The judgment seat. A lofty seat of authority, usually on a stone pavement; comp. John 19:13. On this occasion he ascended the seat of judgment to receive the decision of the people, in the other case (in John) to mock the Jews and pronounce the final sentence against Jesus.

His wife sent to him. From the time of Augustus the Roman governors were in the habit of taking their wives with them into their provinces. Tradition gives the name of Pilate's wife, as Claudia Procula or Procla, and the Apocryphal Gospel of Nicodemus says she was a proselyte of the gate, but little weight is to be attached to this.

That righteous man. She may have known something of Jesus and was satisfied of His innocence. Her request hints that Pilate might incur Divine vengeance by injuring Jesus.
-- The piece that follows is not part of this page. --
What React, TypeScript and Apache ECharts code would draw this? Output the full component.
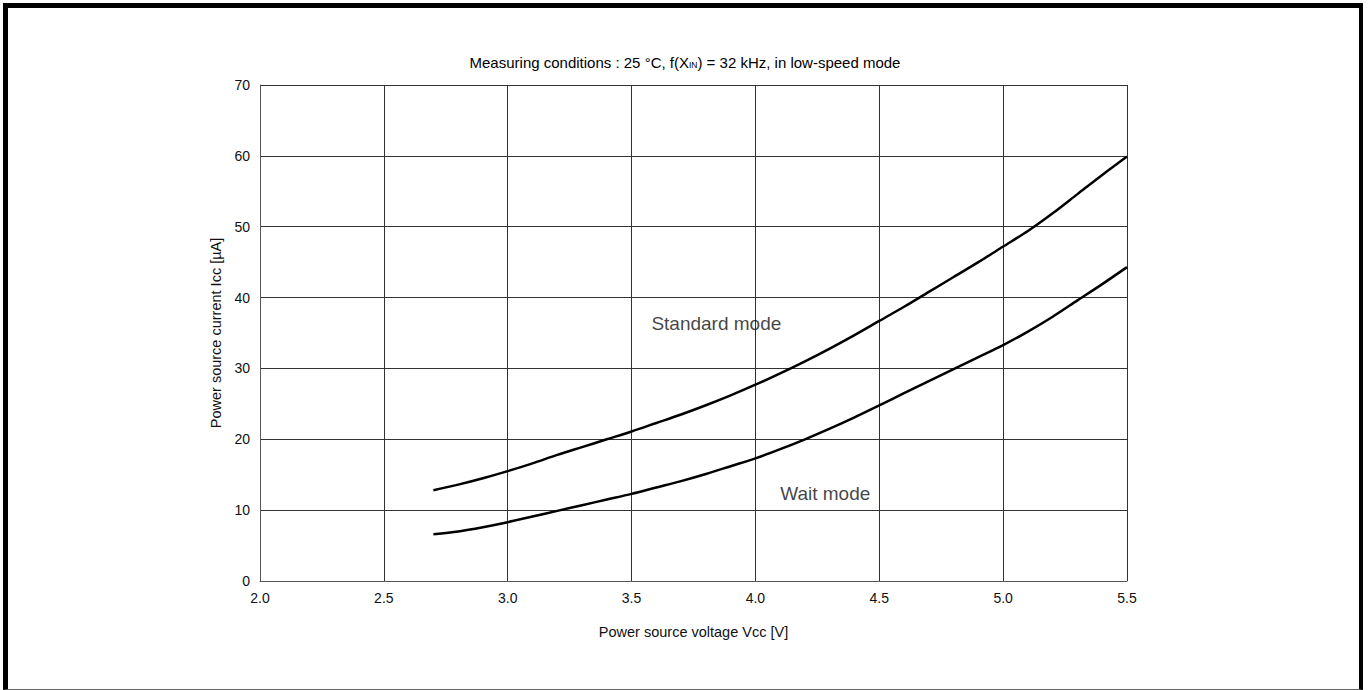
import React, { useEffect, useRef } from "react";
import * as echarts from "echarts";

const voltages = [2.7, 2.8, 2.9, 3.0, 3.1, 3.2, 3.3, 3.4, 3.5, 3.6, 3.7, 3.8, 3.9, 4.0, 4.1, 4.2, 4.3, 4.4, 4.5, 4.6, 4.7, 4.8, 4.9, 5.0, 5.1, 5.2, 5.3, 5.4, 5.5];
const standardMode = [12.8, 13.6, 14.5, 15.5, 16.6, 17.8, 18.9, 20.0, 21.1, 22.3, 23.5, 24.8, 26.2, 27.7, 29.3, 31.0, 32.8, 34.7, 36.7, 38.7, 40.8, 42.9, 45.0, 47.2, 49.4, 51.9, 54.6, 57.3, 59.9];
const waitMode = [6.6, 7.0, 7.6, 8.3, 9.1, 9.9, 10.7, 11.5, 12.3, 13.2, 14.1, 15.1, 16.2, 17.3, 18.6, 20.0, 21.5, 23.1, 24.8, 26.5, 28.2, 29.9, 31.6, 33.3, 35.2, 37.3, 39.6, 41.9, 44.3];
const curveLabels = [
  { name: "Standard mode", at: [3.58, 36.3] },
  { name: "Wait mode", at: [4.1, 12.4] },
];
const titleText = "Measuring conditions : 25 °C, f(X{s|IN}) = 32 kHz, in low-speed mode";
const xTitle = "Power source voltage Vcc [V]";
const yTitle = "Power source current Icc [µA]";

const FONT = "'Liberation Sans', Arial, sans-serif";

export default function App() {
  const ref = useRef<HTMLDivElement>(null);
  useEffect(() => {
    if (!ref.current) return;
    const chart = echarts.init(ref.current, null, { renderer: "svg" });
    chart.setOption({
      animation: false,
      backgroundColor: "#fff",
      textStyle: { fontFamily: FONT },
      title: {
        text: titleText,
        left: "center",
        top: 50,
        textStyle: {
          fontFamily: FONT,
          fontSize: 15,
          fontWeight: "normal",
          color: "#000",
          rich: { s: { fontSize: 8.5, fontFamily: FONT, color: "#000", padding: [5, 0, 0, 0] } },
        },
      },
      grid: { left: 260, right: 243, top: 85, bottom: 109 },
      xAxis: {
        type: "value",
        min: 2.0,
        max: 5.5,
        interval: 0.5,
        name: xTitle,
        nameLocation: "middle",
        nameGap: 43,
        nameTextStyle: { fontSize: 14.5, color: "#111", fontFamily: FONT },
        axisLine: { show: true, lineStyle: { color: "#555", width: 1 } },
        axisTick: { show: false },
        axisLabel: {
          fontSize: 14,
          color: "#111",
          margin: 10,
          fontFamily: FONT,
          formatter: (v: number) => v.toFixed(1),
        },
        splitLine: { show: true, lineStyle: { color: "#333", width: 1 } },
      },
      yAxis: {
        type: "value",
        min: 0,
        max: 70,
        interval: 10,
        name: yTitle,
        nameLocation: "middle",
        nameGap: 34,
        nameTextStyle: { fontSize: 14.5, color: "#111", fontFamily: FONT },
        axisLine: { show: true, lineStyle: { color: "#555", width: 1 } },
        axisTick: { show: false },
        axisLabel: { fontSize: 14, color: "#111", margin: 10, fontFamily: FONT },
        splitLine: { show: true, lineStyle: { color: "#333", width: 1 } },
      },
      series: [
        {
          name: "Standard mode",
          type: "line",
          data: voltages.map((v, i) => [v, standardMode[i]]),
          showSymbol: false,
          smooth: 0.3,
          lineStyle: { color: "#000", width: 2.5 },
          z: 5,
        },
        {
          name: "Wait mode",
          type: "line",
          data: voltages.map((v, i) => [v, waitMode[i]]),
          showSymbol: false,
          smooth: 0.3,
          lineStyle: { color: "#000", width: 2.5 },
          z: 5,
        },
        {
          type: "scatter",
          symbolSize: 0,
          silent: true,
          z: 6,
          data: curveLabels.map((l) => ({ value: l.at, name: l.name })),
          label: {
            show: true,
            position: "right",
            distance: 0,
            formatter: (p: any) => p.name,
            fontSize: 19,
            color: "#111",
            fontFamily: FONT,
          },
        },
      ],
    });
    return () => chart.dispose();
  }, []);
  return (
    <div style={{ position: "fixed", left: 0, top: 0, width: 1370, height: 690, background: "#fff" }}>
      <div ref={ref} style={{ position: "absolute", left: 0, top: 0, width: 1370, height: 690 }} />
      <div
        style={{
          position: "absolute",
          left: 3,
          top: 3,
          width: 1351,
          height: 681,
          borderTop: "5px solid #000",
          borderLeft: "5px solid #000",
          borderRight: "4px solid #000",
          borderBottom: "1px solid #666",
          pointerEvents: "none",
        }}
      />
    </div>
  );
}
She alone pleads the cause of our Saviour. Compare Plato's description of the perfectly just man, who ‘without doing any wrong, may assume the appearance of the grossest injustice;' yea who ‘shall be scourged, tortured, fettered, deprived of his eyes, and after having endured all possible sufferings, fastened to a post, must restore again the beginning and prototype of righteousness.'

Suffered many things, or ‘much.' Some fearful apparition must be meant

In a dream. The dream may have been entirely natural. The governor's wife knew something of the mission of Jesus; and the night before, the Sanhedrin had in all probability alarmed the procurator's household, coming to demand a guard. Pilate's desire to release Jesus was doubtless increased, but he was already committed to the choice of the people.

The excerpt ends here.